Even so, while the idea of a cop battling fairy tales creatures from big bad wolves to witches and demons is intriguing, this show needs work, starting with its lead.
 
David Giuntoli, who plays Portland Police Officer and budding demon hunter Nick Burkhardt, looks the part.  Nick is pretty sharp on reading people.  When he starts seeing some of the faces turn demonic, however, he’s puzzled, but not scared.  The story also hampers him because aside from seeing faces, you can’t really tell that he has these new powers emerging in him.  He looks through the books his Aunt Marie left him, and sees her collection of weapons, but that’s it.  Even Buffy Summers was able to kill her first vampire on her first night.
 
He doesn’t even get to solve the crime of the week: someone attacking girls who wear red, eating one and kidnapping another.  He catches the bad guy, but he’s not the one who identifies him.
 
What’s more, he’s introduced into the world of Grimms very quickly.  All he’s told by his Aunt Marie is that it’s his turn to take up the lonely job of battling monsters from fairy tales and that he has to give up his girlfriend to do it.  Sounds like what a Slayer is expected to do.  Naturally, he won’t.
 
The real star of this show is Silar Weir Mitchell, who plays Monroe the Blutbad (wolf guy who isn’t bad, that is).  He’s able to ease Nick into the Grimm job better than Aunt Marie.  He also has the best lines of the show.  When he meets Nick the second time “What, you just get the books tonight?” He proves he’s not so bad thanks to drugs, diet and Pilates, then proves he wasn’t the guy who kidnapped those two girls, “I’m a clockmaker, for God’s sakes.  I don’t go around abducting little girls.”  He does admit his darker instincts do emerge when he gets close to other Blutbaden, and his driving skills are quite unusual.
 
However Nick does get one good line, when he tells Hank (Russell Hornsby), his partner, that they’re the only guys tracking down the real suspect, “I already cried wolf once.  You think they’re gonna believe me?”
 
There are small things that show its Buffy and Angel DNA. Nick starts to get nightmares about cases, just like Buffy did in her first show.  After Aunt Marie is attacked by a would-be Reaper of Grimms Nick mentions that she was a librarian… like an English guy who joined a school in Sunnydale.  There are also some witty lines, and it looks like Monroe will be a hybrid of Giles and Doyle from Angel.
 
If NBC wants to take this show forward Giuntoli has to be featured better.  OK, Nick’s kind of lost in this new Grimm world, but show that he’s a fast learner.

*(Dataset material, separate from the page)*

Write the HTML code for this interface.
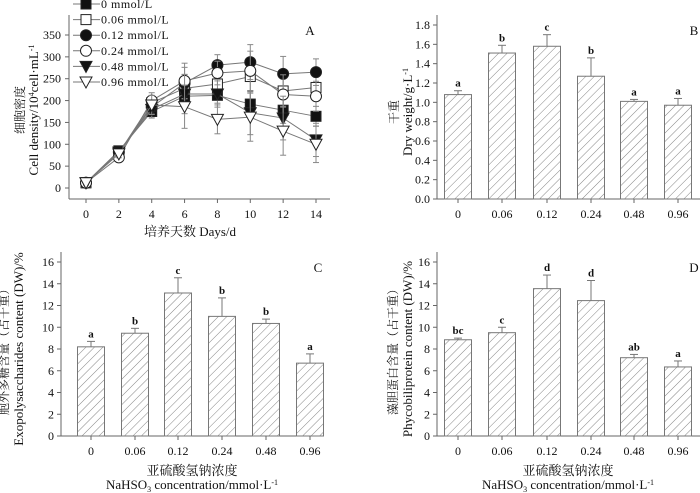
<!DOCTYPE html>
<html><head><meta charset="utf-8"><style>
body{margin:0;background:#fff}
svg{display:block}
text,tspan{fill:#111;font-family:"Liberation Serif","Noto Serif CJK SC",serif}
</style></head><body>
<svg id="s" width="700" height="493" viewBox="0 0 700 493" xmlns="http://www.w3.org/2000/svg">
<defs><pattern id="h" patternUnits="userSpaceOnUse" width="6" height="6" patternTransform="rotate(45)"><line x1="0" y1="0" x2="0" y2="6" stroke="#777" stroke-width="0.9"/></pattern></defs>
</svg>
<script>
const days=[0,2,4,6,8,10,12,14];
const seriesNames=["0 mmol/L","0.06 mmol/L","0.12 mmol/L","0.24 mmol/L","0.48 mmol/L","0.96 mmol/L"];
const s0=[12,85,175,210,212,192,178,164];
const s006=[12,80,195,228,238,255,222,230];
const s012=[12,82,185,240,281,288,261,265];
const s024=[12,70,200,245,263,268,214,210];
const s048=[12,82,180,215,215,172,160,110];
const s096=[12,78,190,186,157,162,130,100];
const errA=[5,8,20,45,30,50,50,38];
const cats=["0","0.06","0.12","0.24","0.48","0.96"];
const dryW=[1.08,1.51,1.58,1.27,1.01,0.97];
const dryErr=[0.04,0.08,0.12,0.19,0.02,0.07];
const dryLet=["a","b","c","b","a","a"];
const eps=[8.2,9.45,13.15,11.0,10.35,6.7];
const epsErr=[0.5,0.45,1.4,1.7,0.4,0.85];
const epsLet=["a","b","c","b","b","a"];
const pc=[8.85,9.5,13.55,12.45,7.2,6.35];
const pcErr=[0.15,0.5,1.25,1.85,0.3,0.55];
const pcLet=["bc","c","d","d","ab","a"];

const S=document.getElementById('s'),NS="http://www.w3.org/2000/svg";
const FF='"Liberation Serif","Noto Serif CJK SC",serif';
function el(t,a,p){const e=document.createElementNS(NS,t);for(const k in a)e.setAttribute(k,a[k]);(p||S).appendChild(e);return e;}
function tx(x,y,s,size,anchor,extra){const e=el('text',Object.assign({x:x,y:y,'font-size':size||12,'text-anchor':anchor||'middle','font-family':FF},extra||{}));e.textContent=s;return e;}
function rich(x,y,parts,size,transform){
 const a={'font-size':size,'text-anchor':'middle','font-family':FF};
 if(transform)a.transform=transform;else{a.x=x;a.y=y;}
 const t=el('text',a);
 parts.forEach(p=>{const ts=el('tspan',{'font-family':FF},t);
  if(p[1]){ts.setAttribute('font-size',Math.round(size*0.6));ts.setAttribute('dy',p[1]);}
  if(p[2])ts.setAttribute('dy',p[2]);
  ts.textContent=p[0];});
 return t;}
const AX="#666";

// Panel A
const gA=el('g',{});


const xA=d=>86+d*(230/14), yA=v=>188-v*(153/350);
el('line',{x1:69,y1:15,x2:69,y2:199,stroke:AX},gA);
el('line',{x1:69,y1:199,x2:330,y2:199,stroke:AX},gA);
for(let v=0;v<=350;v+=50){el('line',{x1:65,y1:yA(v),x2:69,y2:yA(v),stroke:AX},gA);tx(61,yA(v)+4,String(v),12,'end');}
days.forEach(d=>{el('line',{x1:xA(d),y1:199,x2:xA(d),y2:203,stroke:AX},gA);tx(xA(d),218,String(d),12);});
tx(310,35,"A",13);
tx(190,236,"培养天数 Days/d",13);
tx(0,0,"细胞密度",12,'middle',{transform:'translate(24,110) rotate(-90)'});
rich(0,0,[["Cell density/10"],["4","-4"],["cell·mL",null,"4"],["-1","-4"]],13,'translate(38,110) rotate(-90)');
const allS=[s0,s006,s012,s024,s048,s096];
const mk=[["sq",1],["sq",0],["ci",1],["ci",0],["tr",1],["tr",0]];
function marker(x,y,m,g){const f=m[1]?"#111":"#fff";
 if(m[0]=="sq")return el('rect',{x:x-5,y:y-5,width:10,height:10,fill:f,stroke:"#222"},g);
 if(m[0]=="ci")return el('circle',{cx:x,cy:y,r:5.5,fill:f,stroke:"#222"},g);
 return el('polygon',{points:`${x-6},${y-5} ${x+6},${y-5} ${x},${y+6}`,fill:f,stroke:"#222"},g);}
allS.forEach((ser,i)=>{
 const g=el('g',{},gA);
 
 
 el('polyline',{points:ser.map((v,j)=>xA(days[j])+","+yA(v)).join(" "),fill:"none",stroke:"#777"},g);
 ser.forEach((v,j)=>{const e=errA[j]*(0.6+0.1*i);
  el('line',{x1:xA(days[j]),y1:yA(v-e),x2:xA(days[j]),y2:yA(v+e),stroke:"#888"},g);
  el('line',{x1:xA(days[j])-3,y1:yA(v+e),x2:xA(days[j])+3,y2:yA(v+e),stroke:"#888"},g);
  el('line',{x1:xA(days[j])-3,y1:yA(v-e),x2:xA(days[j])+3,y2:yA(v-e),stroke:"#888"},g);});
 ser.forEach((v,j)=>marker(xA(days[j]),yA(v),mk[i],g));
 const ly=4+i*15.6;
 const lg=el('g',{},gA);
 
 
 el('line',{x1:73,y1:ly,x2:100,y2:ly,stroke:"#777"},lg);
 marker(86,ly,mk[i],lg);
 tx(101,ly+4,seriesNames[i],12,'start',{'letter-spacing':'0.5'});
});

// Bar panels
function barPanel(name,ax,y0,ytop,max,step,fmt,vals,errs,lets,cx,label,ylab1,ylab2,yl1x,yl2x,xtitle){
 const g=el('g',{});
 
 
 const y=v=>y0-(v/max)*(y0-ytop);
 el('line',{x1:ax,y1:ytop-10,x2:ax,y2:y0,stroke:AX},g);
 el('line',{x1:ax,y1:y0,x2:ax+263,y2:y0,stroke:AX},g);
 for(let v=0;v<=max+1e-9;v+=step){el('line',{x1:ax-4,y1:y(v),x2:ax,y2:y(v),stroke:AX},g);tx(ax-7,y(v)+4,fmt(v),12,'end');}
 vals.forEach((v,i)=>{const x=cx[i];
  const b=el('rect',{x:x-13.5,y:y(v),width:27,height:y0-y(v),fill:"url(#h)",stroke:"#777"},g);
  
  
  el('line',{x1:x,y1:y(v),x2:x,y2:y(v+errs[i]),stroke:"#777"},g);
  el('line',{x1:x-4,y1:y(v+errs[i]),x2:x+4,y2:y(v+errs[i]),stroke:"#777"},g);
  tx(x,y(v+errs[i])-4,lets[i],11,'middle',{'font-weight':'bold'});
  el('line',{x1:x,y1:y0,x2:x,y2:y0+4,stroke:AX},g);
  tx(x,y0+19,cats[i],12);});
 tx(ax+257,ytop+10,label,13);
 tx(0,0,ylab1,12,'middle',{transform:`translate(${yl1x},${(y0+ytop)/2}) rotate(-90)`});
 rich(0,0,ylab2,13,`translate(${yl2x},${(y0+ytop)/2}) rotate(-90)`);
 if(xtitle){tx(ax+131,y0+39,"亚硫酸氢钠浓度",13);
  rich(ax+131,y0+53,[["NaHSO"],["3","3"],[" concentration/mmol·L",null,"-3"],["-1","-4"]],13);}
}
const cxR=[458,502,547,591,634,678],cxL=[91,135,178,222,266,310];
barPanel('panel-b-dry-weight',437,199,25,1.8,0.2,v=>v.toFixed(1),dryW,dryErr,dryLet,cxR,"B","干重",[["Dry weight/g·L"],["-1","-4"]],398,412,false);
barPanel('panel-c-exopolysaccharides',61,436,262,16,2,v=>String(Math.round(v)),eps,epsErr,epsLet,cxL,"C","胞外多糖含量（占干重）",[["Exopolysaccharides content (DW)/%"]],8,23,true);
barPanel('panel-d-phycobiliprotein',437,436,262,16,2,v=>String(Math.round(v)),pc,pcErr,pcLet,cxR,"D","藻胆蛋白含量（占干重）",[["Phycobiliprotein content (DW)/%"]],397,412,true);
</script>
</body></html>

Give him more wit and abilities.  He IS a cop, and apparently a good one.  Don’t have some Blutbad make him look dumb.
 
The twist at the end, where Nick gets drugged when someone tries to kill Aunt Marie, is only designed to get you to come back next week.  There was a nice touch, though: seems like a dirty cop is involved, but why would he prefer to protect the Big Bad Wolf than us mortals?
 
Hopefully, NBC should repeat this episode, for those people who can’t see it again online. From the teaser for next week, it will be the Nick and Monroe Show. Future episode should make Nick a stronger lead and able to protect his girlfriend from Big Bad Anythings.   It’s inevitable Hank will figure this out, and he should.  Even Nick needs a Scooby Gang of more than a Blutbad.
 
The premiere will be available at nbc.com/grimm along with a video of what is to come, and on Hulu.